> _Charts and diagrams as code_
# # # #

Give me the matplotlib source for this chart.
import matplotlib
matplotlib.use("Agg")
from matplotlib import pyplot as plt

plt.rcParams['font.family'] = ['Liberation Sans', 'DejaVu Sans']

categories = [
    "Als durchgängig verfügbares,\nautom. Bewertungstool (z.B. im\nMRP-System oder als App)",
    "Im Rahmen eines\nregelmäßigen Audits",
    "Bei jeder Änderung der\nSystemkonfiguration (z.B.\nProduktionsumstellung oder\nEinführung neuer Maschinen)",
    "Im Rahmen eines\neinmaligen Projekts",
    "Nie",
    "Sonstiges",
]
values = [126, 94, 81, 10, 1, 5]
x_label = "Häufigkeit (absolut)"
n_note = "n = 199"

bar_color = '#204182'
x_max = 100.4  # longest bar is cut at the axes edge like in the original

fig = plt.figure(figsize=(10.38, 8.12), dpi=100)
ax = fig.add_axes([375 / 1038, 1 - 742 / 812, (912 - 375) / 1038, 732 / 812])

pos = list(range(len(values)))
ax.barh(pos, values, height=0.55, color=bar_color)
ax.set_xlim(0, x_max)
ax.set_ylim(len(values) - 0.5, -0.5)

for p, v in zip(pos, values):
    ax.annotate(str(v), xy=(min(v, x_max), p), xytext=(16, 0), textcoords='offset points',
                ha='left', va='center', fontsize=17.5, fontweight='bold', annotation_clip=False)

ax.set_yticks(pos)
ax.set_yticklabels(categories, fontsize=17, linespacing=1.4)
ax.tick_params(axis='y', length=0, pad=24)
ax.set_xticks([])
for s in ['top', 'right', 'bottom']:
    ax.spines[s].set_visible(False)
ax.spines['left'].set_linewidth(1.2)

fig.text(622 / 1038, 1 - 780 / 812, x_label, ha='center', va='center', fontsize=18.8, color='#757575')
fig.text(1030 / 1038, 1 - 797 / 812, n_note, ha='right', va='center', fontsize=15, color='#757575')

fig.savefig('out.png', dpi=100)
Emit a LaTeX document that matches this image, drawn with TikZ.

# # # #

> _THE EXERCISE_
Show, from the listing above, each line that contains the word "matplotlib".

> _FINAL RESULT_
Give me the matplotlib source for this chart.
import matplotlib
matplotlib.use("Agg")
from matplotlib import pyplot as plt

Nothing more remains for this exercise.